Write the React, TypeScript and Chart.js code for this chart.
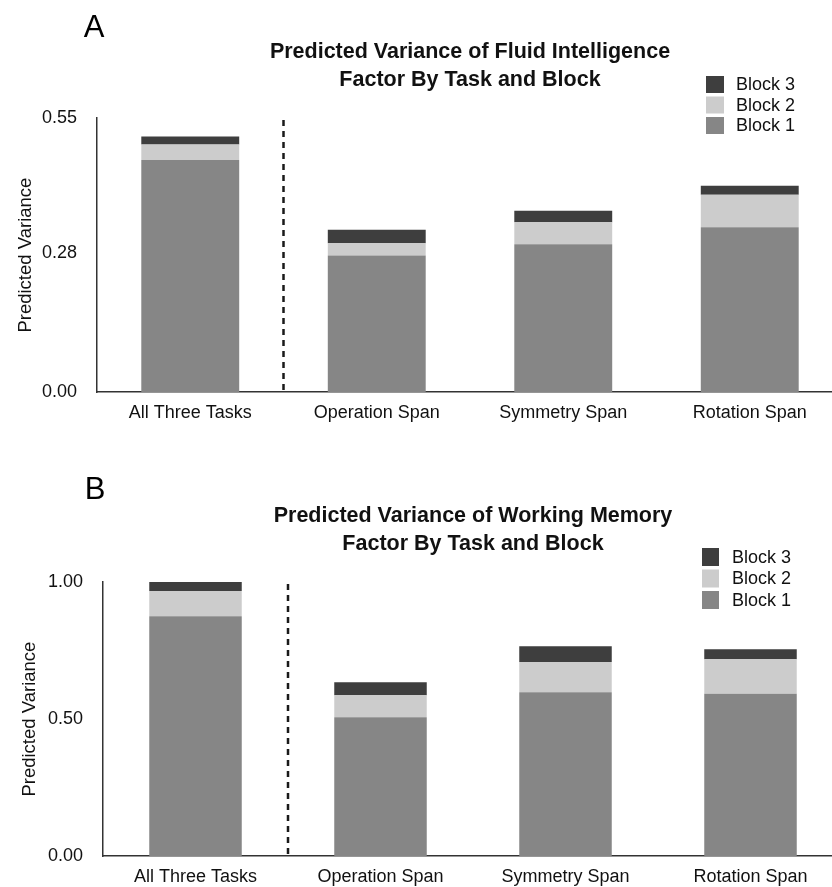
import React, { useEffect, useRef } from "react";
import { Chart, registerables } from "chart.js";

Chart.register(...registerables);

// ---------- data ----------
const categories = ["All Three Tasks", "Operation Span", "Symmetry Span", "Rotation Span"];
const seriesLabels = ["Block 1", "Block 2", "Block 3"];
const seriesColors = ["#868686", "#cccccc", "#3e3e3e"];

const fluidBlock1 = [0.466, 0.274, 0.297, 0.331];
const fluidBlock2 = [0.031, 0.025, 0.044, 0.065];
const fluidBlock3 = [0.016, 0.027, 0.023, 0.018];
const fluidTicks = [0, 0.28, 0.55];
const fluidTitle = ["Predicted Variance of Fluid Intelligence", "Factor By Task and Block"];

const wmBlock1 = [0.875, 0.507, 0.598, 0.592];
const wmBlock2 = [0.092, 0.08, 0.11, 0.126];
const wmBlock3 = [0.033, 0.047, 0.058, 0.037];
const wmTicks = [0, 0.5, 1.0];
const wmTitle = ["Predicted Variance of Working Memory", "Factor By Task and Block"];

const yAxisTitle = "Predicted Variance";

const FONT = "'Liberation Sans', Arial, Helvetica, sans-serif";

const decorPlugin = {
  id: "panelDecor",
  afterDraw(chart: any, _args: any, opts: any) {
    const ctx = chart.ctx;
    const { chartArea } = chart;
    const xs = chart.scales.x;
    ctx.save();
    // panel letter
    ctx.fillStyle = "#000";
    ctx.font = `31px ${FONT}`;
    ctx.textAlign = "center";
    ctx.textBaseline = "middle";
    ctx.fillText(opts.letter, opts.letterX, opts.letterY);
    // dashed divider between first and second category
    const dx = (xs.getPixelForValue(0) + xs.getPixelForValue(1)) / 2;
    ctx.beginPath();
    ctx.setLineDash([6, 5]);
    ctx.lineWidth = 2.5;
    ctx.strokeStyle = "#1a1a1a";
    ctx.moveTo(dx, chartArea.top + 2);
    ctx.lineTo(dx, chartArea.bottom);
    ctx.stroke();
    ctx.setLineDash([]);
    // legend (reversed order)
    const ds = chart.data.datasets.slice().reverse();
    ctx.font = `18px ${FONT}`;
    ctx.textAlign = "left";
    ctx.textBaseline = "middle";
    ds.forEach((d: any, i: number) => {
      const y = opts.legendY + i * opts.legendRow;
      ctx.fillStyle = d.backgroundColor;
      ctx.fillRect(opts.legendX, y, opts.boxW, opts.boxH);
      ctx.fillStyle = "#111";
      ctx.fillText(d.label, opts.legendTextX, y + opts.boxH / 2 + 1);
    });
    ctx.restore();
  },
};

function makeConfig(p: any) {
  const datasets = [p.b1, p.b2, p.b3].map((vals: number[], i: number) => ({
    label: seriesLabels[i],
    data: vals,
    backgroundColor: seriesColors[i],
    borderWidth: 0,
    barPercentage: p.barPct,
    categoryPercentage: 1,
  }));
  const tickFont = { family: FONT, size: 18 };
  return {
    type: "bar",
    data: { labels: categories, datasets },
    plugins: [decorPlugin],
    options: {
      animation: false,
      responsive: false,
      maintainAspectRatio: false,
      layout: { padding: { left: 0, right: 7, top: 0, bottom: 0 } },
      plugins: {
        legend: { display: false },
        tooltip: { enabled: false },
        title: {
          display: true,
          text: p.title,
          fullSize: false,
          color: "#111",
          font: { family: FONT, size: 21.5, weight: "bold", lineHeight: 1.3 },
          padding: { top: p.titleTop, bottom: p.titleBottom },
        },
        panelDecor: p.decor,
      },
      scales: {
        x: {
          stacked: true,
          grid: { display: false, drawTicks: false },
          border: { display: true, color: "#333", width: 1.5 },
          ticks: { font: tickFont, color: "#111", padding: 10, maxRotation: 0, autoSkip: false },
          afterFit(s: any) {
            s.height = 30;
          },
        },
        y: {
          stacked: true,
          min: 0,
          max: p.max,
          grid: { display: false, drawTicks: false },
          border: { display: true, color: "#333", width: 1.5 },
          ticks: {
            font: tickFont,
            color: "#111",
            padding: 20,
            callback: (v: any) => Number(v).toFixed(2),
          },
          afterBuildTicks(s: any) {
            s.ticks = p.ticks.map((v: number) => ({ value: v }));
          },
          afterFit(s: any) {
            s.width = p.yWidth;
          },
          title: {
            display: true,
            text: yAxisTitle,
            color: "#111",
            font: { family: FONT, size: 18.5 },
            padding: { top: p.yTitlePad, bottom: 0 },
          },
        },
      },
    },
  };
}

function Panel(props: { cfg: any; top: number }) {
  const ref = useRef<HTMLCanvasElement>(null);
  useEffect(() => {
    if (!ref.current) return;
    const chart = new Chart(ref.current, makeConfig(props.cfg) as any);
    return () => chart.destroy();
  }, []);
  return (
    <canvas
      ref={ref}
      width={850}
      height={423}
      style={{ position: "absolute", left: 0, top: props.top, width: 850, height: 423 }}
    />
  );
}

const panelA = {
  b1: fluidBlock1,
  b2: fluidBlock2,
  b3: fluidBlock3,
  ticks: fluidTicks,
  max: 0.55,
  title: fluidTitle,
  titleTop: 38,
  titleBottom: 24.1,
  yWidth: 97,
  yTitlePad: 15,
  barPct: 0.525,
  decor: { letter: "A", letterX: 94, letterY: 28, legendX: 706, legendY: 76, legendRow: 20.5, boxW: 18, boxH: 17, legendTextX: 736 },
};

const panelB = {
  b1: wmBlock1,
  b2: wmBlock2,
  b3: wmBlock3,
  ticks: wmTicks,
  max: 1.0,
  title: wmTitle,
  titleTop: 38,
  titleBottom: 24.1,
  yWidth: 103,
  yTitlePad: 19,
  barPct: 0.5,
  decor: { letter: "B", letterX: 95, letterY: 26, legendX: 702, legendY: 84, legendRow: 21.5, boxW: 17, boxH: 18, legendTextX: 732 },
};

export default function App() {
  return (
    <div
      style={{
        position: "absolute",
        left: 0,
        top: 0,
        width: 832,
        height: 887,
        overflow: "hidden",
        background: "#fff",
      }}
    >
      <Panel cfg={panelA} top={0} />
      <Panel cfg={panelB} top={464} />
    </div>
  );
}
------------------------
_Task to carry out:_ Repeat the lines above, starting at the first and stopping after the line that holds "Chart.register(...registerables);", with the pictures left out.

_Solution for this problem:_
Write the React, TypeScript and Chart.js code for this chart.
import React, { useEffect, useRef } from "react";
import { Chart, registerables } from "chart.js";

Chart.register(...registerables);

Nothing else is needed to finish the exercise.